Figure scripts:
________
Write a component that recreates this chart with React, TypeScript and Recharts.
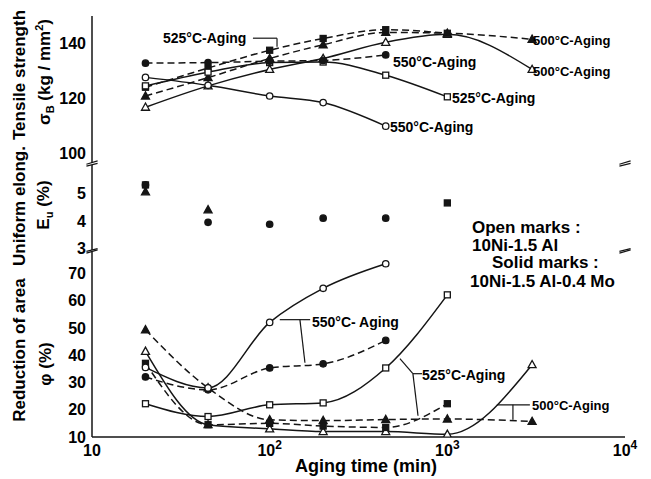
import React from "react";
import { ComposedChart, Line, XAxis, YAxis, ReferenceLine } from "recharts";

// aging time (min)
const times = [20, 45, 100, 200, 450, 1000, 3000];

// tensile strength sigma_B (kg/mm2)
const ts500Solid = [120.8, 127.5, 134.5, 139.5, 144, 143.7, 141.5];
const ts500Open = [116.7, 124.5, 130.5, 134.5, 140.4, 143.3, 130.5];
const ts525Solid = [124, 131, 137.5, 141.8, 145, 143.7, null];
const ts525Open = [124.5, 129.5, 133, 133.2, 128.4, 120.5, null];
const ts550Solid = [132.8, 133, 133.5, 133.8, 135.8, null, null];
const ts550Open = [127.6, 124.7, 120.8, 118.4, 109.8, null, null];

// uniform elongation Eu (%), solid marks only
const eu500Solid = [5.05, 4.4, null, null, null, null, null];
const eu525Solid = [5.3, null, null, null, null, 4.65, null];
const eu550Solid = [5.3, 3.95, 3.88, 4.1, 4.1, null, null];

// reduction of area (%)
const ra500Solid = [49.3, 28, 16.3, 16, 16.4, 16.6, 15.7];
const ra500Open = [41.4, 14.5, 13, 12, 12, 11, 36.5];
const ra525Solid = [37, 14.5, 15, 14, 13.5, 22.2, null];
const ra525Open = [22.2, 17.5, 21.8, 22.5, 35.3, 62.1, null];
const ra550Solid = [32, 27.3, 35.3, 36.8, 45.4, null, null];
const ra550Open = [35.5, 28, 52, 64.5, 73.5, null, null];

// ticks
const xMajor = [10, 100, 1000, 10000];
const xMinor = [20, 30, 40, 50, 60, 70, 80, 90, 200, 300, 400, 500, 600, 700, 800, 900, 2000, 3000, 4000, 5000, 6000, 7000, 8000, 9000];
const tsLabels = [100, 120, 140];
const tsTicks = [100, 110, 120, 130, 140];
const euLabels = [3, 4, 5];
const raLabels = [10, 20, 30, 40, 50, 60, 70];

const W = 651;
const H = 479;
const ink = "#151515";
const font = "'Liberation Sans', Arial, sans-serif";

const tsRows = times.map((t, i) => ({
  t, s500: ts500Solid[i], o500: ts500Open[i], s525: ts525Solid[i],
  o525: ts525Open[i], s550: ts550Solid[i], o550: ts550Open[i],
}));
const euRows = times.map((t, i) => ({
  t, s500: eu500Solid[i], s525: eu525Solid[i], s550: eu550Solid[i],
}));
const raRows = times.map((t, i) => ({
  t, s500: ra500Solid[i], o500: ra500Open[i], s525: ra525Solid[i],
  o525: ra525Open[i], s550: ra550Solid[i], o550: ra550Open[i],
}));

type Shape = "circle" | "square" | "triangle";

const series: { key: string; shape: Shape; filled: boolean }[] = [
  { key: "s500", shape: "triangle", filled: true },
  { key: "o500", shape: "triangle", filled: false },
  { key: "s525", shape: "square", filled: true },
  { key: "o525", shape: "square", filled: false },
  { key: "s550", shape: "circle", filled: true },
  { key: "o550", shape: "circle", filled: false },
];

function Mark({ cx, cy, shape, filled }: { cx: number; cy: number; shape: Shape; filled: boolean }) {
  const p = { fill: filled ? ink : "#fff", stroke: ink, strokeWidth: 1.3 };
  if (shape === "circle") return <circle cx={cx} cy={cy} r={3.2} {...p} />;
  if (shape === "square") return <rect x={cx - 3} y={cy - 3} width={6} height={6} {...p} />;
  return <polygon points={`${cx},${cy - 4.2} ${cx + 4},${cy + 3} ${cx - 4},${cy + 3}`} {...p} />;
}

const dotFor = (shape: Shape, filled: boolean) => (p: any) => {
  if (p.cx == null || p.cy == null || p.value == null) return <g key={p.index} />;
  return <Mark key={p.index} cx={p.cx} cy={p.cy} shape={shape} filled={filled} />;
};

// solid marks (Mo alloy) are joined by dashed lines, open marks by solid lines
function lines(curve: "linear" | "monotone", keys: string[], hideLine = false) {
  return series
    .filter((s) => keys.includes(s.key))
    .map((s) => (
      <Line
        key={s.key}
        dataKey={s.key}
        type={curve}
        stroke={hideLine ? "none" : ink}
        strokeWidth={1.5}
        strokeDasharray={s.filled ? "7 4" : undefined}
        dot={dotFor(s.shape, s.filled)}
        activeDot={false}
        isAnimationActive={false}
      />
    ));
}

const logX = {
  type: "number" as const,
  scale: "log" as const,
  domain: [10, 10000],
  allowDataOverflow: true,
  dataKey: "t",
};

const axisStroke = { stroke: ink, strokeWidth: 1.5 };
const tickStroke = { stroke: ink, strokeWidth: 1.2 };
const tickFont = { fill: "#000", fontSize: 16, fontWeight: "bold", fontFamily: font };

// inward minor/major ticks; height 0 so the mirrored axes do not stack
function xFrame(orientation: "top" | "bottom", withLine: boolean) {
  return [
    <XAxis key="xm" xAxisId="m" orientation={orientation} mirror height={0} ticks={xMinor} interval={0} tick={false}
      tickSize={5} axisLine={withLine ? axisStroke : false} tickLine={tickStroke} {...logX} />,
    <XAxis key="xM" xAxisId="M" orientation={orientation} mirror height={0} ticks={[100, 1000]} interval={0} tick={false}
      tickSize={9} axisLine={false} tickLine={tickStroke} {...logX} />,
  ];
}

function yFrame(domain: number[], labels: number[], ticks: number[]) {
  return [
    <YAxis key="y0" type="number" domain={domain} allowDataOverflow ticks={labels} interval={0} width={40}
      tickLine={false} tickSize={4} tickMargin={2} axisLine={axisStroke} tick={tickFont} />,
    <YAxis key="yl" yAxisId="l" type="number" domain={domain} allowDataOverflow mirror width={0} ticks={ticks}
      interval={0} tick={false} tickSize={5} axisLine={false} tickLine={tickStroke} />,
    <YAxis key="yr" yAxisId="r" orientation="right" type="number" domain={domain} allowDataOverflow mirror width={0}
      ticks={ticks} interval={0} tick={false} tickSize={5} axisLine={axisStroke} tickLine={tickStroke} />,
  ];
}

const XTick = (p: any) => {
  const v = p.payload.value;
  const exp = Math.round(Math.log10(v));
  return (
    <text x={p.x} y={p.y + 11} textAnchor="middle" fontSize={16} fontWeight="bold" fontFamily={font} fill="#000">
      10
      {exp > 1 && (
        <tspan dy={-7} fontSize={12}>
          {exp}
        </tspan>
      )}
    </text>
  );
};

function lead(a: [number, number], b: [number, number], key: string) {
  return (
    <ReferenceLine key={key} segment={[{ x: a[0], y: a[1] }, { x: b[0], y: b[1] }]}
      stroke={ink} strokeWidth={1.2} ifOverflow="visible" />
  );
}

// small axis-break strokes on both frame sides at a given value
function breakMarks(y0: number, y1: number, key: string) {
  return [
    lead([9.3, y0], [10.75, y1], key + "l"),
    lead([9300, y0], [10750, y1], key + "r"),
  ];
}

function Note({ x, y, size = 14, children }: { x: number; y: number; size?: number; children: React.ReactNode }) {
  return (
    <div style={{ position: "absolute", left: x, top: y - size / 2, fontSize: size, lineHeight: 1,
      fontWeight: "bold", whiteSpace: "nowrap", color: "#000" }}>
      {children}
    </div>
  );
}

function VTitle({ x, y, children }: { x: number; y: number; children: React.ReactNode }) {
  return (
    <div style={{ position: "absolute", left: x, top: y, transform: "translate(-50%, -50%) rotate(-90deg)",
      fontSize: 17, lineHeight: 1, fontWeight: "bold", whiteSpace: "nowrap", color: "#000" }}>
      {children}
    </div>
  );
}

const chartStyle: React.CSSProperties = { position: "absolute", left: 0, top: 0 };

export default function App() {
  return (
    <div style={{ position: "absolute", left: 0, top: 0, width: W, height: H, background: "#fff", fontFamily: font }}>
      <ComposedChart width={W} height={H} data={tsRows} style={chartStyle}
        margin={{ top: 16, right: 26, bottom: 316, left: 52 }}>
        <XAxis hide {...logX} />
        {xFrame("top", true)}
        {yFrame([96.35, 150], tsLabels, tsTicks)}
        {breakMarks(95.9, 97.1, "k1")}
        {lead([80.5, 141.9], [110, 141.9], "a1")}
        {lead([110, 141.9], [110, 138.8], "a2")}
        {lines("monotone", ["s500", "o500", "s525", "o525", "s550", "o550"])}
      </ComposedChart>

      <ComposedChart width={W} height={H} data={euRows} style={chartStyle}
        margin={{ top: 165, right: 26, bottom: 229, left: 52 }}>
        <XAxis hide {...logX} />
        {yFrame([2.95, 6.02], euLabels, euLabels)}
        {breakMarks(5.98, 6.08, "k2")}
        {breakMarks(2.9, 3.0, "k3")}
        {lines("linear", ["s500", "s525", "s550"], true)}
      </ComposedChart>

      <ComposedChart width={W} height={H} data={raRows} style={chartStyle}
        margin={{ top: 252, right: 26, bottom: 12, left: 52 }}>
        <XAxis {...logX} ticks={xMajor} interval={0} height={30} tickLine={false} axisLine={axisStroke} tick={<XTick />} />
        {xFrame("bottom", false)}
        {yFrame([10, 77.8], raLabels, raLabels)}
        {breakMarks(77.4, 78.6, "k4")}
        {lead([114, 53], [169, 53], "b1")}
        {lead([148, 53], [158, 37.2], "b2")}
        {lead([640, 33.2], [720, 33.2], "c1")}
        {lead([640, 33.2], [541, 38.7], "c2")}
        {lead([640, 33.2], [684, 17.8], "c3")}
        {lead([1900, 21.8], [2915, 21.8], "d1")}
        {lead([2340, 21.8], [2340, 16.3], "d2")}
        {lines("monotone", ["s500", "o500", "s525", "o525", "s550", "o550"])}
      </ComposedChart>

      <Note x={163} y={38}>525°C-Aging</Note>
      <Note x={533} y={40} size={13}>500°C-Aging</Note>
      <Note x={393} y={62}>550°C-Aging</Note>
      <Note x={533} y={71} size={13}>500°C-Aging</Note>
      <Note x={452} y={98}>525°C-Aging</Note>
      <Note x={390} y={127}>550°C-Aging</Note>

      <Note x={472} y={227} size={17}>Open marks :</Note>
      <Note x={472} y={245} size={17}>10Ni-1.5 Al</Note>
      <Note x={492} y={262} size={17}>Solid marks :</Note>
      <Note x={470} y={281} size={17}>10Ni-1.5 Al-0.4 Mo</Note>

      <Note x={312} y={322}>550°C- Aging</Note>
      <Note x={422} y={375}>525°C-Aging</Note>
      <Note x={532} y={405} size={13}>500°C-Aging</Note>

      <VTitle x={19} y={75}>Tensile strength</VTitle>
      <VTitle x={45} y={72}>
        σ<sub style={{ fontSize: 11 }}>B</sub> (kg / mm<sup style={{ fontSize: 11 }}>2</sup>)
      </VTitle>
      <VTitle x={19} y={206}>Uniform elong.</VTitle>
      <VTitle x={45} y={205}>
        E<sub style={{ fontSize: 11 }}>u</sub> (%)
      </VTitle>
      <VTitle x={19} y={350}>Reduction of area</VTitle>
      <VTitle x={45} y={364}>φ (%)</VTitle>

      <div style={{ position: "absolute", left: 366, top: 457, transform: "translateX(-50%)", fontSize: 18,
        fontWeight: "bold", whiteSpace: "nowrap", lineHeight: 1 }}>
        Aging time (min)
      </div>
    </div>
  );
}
________
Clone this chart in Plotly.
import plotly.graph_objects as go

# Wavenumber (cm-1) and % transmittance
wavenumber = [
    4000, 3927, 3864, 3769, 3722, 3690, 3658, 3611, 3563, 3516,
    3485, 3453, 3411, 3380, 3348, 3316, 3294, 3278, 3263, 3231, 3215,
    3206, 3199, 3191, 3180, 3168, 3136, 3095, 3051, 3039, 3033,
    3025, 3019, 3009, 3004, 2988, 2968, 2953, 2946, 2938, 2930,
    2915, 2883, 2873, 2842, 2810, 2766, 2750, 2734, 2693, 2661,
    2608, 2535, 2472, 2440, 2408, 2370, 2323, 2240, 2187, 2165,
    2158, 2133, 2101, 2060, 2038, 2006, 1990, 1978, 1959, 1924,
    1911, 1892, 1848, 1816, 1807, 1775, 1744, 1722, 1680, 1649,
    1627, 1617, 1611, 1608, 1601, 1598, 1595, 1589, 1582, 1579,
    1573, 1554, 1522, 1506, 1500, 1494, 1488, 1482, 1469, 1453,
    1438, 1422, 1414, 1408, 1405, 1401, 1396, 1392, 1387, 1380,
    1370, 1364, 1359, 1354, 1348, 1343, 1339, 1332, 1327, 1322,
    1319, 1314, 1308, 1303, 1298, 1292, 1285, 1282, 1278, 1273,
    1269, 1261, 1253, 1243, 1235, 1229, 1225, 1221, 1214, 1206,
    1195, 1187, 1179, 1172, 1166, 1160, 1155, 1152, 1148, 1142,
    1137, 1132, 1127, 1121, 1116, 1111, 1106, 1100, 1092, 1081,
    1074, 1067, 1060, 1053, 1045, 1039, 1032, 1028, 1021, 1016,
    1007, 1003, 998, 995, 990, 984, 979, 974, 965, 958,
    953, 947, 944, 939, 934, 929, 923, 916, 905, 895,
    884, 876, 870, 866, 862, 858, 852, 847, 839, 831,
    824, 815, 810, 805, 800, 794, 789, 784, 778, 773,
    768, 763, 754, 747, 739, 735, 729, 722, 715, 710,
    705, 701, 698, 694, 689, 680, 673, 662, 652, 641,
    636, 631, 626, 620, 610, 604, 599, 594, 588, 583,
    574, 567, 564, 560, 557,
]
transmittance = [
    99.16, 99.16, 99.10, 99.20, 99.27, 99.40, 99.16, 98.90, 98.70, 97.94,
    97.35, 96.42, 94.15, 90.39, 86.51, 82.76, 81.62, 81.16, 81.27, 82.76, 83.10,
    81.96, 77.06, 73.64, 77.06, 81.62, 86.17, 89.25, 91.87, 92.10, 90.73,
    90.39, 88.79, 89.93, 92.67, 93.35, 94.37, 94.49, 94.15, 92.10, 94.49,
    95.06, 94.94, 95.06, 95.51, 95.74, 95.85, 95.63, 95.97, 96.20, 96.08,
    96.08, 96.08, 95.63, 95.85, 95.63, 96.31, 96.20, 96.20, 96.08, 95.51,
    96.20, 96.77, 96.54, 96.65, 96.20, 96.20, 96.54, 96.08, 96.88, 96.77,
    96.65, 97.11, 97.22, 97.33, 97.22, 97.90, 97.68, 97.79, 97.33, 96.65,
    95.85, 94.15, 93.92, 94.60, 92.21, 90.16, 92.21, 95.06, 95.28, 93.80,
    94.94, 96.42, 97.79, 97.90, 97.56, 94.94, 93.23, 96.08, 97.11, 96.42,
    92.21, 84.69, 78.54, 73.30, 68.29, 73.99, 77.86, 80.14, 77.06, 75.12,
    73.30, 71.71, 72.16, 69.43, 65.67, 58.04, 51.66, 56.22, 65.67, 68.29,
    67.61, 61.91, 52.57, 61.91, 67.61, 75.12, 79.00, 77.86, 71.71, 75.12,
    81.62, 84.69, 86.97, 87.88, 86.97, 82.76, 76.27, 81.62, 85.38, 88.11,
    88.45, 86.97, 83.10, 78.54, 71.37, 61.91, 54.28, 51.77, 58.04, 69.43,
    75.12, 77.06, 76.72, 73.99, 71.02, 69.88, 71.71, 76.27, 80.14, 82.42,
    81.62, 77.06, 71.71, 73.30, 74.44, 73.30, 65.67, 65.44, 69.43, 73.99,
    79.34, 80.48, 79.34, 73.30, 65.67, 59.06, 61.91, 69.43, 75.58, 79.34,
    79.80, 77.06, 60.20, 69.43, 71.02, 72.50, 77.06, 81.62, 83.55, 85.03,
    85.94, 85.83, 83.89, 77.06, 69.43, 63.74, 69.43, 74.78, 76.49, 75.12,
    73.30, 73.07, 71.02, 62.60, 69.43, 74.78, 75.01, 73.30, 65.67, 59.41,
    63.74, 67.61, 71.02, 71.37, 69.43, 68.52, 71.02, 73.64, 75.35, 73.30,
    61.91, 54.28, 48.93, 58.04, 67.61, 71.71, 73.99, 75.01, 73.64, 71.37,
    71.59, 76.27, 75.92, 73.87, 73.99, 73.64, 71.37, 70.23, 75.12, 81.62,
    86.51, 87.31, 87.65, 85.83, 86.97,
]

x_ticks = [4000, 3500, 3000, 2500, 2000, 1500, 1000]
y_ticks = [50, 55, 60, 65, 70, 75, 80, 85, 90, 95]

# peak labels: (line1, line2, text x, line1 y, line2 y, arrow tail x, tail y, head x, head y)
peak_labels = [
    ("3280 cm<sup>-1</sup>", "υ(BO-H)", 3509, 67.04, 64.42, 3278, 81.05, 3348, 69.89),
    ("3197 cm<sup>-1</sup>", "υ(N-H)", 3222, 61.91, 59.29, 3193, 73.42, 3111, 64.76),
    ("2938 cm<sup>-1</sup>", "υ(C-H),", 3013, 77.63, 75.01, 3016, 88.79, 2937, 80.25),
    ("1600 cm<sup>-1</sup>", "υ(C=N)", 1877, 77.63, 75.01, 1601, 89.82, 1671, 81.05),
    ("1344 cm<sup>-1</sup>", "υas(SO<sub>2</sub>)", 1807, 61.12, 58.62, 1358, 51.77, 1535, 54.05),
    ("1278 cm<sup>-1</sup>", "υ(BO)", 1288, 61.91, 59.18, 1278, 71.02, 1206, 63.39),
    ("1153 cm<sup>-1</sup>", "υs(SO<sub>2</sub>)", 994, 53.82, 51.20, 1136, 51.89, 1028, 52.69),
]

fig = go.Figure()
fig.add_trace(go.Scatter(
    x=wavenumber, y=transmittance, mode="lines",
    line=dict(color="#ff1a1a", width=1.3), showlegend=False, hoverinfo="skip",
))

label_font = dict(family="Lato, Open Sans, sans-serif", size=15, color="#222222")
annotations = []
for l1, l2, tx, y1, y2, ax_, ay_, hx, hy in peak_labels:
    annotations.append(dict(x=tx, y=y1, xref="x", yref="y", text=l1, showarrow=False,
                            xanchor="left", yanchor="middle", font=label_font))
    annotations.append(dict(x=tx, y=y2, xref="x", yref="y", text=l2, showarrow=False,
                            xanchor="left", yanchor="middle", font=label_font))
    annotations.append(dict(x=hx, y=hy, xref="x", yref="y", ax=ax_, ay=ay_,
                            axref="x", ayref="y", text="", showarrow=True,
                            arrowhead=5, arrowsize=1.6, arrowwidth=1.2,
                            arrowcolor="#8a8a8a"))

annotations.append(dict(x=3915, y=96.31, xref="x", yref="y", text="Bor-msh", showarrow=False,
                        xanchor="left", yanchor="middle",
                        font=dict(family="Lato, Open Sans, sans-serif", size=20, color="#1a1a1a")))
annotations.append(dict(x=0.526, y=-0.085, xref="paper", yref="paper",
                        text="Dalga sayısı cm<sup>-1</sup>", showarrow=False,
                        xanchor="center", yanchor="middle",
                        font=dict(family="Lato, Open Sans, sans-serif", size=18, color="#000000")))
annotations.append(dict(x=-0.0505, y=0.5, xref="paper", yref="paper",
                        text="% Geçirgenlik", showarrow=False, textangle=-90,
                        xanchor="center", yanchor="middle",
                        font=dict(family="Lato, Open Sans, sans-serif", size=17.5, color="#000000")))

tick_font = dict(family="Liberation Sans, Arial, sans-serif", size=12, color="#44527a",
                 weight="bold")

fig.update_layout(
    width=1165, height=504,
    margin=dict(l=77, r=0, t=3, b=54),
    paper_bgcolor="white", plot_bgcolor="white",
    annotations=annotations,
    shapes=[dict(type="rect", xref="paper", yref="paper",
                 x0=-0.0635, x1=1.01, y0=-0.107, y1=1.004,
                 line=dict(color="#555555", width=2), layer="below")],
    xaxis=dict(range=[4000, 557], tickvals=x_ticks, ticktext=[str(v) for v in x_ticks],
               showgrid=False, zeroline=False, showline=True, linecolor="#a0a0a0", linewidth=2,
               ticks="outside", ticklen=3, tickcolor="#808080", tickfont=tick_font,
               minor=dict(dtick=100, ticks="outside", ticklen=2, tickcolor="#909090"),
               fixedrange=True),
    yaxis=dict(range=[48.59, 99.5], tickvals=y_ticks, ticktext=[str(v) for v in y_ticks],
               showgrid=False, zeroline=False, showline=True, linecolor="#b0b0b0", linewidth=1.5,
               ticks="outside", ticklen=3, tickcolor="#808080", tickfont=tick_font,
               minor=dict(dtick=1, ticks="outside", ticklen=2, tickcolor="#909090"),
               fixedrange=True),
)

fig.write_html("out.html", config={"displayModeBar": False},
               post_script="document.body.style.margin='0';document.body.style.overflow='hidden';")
________
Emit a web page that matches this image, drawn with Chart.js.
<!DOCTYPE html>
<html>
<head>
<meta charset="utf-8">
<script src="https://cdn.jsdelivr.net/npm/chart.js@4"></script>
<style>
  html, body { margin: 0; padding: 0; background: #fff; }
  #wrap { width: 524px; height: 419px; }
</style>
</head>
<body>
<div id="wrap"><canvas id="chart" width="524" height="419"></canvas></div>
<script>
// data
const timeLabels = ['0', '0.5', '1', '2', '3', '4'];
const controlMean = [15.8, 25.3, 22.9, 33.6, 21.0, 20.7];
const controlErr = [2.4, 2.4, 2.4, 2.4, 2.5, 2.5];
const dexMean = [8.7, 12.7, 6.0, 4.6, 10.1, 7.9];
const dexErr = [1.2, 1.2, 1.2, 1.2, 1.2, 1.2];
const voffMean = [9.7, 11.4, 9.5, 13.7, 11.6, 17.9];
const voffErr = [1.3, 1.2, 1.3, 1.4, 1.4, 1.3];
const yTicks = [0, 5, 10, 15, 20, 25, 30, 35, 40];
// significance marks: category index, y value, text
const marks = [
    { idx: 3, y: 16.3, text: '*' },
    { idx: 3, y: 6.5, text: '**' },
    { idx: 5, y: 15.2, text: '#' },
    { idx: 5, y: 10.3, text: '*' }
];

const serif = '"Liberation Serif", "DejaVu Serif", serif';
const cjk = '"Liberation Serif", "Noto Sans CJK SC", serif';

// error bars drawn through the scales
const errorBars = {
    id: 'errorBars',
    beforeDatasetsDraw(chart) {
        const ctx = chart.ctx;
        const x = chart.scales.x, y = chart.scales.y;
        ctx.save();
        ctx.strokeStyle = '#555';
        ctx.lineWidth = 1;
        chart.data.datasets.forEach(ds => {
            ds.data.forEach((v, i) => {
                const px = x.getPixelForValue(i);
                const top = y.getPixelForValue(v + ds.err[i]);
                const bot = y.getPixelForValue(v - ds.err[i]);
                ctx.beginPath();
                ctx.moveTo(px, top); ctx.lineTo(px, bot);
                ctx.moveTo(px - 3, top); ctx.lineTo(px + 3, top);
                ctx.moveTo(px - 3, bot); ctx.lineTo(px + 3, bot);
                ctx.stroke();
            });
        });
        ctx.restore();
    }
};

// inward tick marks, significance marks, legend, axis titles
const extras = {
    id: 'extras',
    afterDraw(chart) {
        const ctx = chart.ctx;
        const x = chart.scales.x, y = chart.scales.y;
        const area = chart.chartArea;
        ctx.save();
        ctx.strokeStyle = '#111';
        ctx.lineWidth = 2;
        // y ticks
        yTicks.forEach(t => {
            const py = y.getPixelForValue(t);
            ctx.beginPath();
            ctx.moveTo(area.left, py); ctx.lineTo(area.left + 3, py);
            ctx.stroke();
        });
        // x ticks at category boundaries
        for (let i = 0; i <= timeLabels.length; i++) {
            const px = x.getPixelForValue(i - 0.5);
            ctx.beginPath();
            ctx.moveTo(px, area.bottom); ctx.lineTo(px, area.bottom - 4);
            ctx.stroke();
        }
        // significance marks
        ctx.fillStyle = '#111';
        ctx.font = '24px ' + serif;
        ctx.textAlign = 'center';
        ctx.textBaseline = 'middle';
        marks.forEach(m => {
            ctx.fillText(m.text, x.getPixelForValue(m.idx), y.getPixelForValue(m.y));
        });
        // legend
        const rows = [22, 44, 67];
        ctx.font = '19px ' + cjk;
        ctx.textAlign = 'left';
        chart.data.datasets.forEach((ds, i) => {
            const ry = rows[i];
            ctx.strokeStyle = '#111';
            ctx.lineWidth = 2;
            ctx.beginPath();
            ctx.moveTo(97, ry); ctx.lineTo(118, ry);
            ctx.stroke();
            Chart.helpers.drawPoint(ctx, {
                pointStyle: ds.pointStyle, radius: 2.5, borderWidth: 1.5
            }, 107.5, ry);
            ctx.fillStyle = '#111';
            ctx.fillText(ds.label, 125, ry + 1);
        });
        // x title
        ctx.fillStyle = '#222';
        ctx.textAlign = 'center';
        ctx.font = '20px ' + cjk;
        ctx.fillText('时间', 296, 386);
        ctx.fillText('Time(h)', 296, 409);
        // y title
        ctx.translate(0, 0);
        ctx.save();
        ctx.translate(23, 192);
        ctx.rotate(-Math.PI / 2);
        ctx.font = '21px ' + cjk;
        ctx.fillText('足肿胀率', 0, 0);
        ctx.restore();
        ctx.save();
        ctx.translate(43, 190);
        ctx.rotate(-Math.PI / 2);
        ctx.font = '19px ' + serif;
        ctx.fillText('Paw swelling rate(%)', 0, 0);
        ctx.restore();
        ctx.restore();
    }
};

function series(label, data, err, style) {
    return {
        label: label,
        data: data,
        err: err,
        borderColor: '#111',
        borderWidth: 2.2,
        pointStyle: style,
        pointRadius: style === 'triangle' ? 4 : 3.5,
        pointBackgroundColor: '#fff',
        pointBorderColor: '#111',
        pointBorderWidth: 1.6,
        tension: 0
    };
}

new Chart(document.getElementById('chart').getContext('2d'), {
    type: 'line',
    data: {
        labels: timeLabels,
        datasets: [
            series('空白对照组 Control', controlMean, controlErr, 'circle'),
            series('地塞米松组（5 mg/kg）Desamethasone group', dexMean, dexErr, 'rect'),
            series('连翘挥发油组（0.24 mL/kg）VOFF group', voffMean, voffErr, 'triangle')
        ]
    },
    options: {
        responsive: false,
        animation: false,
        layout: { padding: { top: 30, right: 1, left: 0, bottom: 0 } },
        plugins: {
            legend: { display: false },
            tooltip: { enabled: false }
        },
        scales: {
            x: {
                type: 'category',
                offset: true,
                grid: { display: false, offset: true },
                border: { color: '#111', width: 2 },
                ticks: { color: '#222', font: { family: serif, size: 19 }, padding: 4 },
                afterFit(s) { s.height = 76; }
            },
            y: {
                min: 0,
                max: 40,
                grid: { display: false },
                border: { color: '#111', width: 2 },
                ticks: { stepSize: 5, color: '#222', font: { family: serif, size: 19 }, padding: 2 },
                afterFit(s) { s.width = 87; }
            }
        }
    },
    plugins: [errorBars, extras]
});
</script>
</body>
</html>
________
Exercise details:
Reproduce the lines above starting at the one with "Write a component" and ending at the one with "const times = [20, 45, 100, 200, 450, 1000, 3000];", both included, exactly and with no pictures.

Solved problem:
Write a component that recreates this chart with React, TypeScript and Recharts.
import React from "react";
import { ComposedChart, Line, XAxis, YAxis, ReferenceLine } from "recharts";

// aging time (min)
const times = [20, 45, 100, 200, 450, 1000, 3000];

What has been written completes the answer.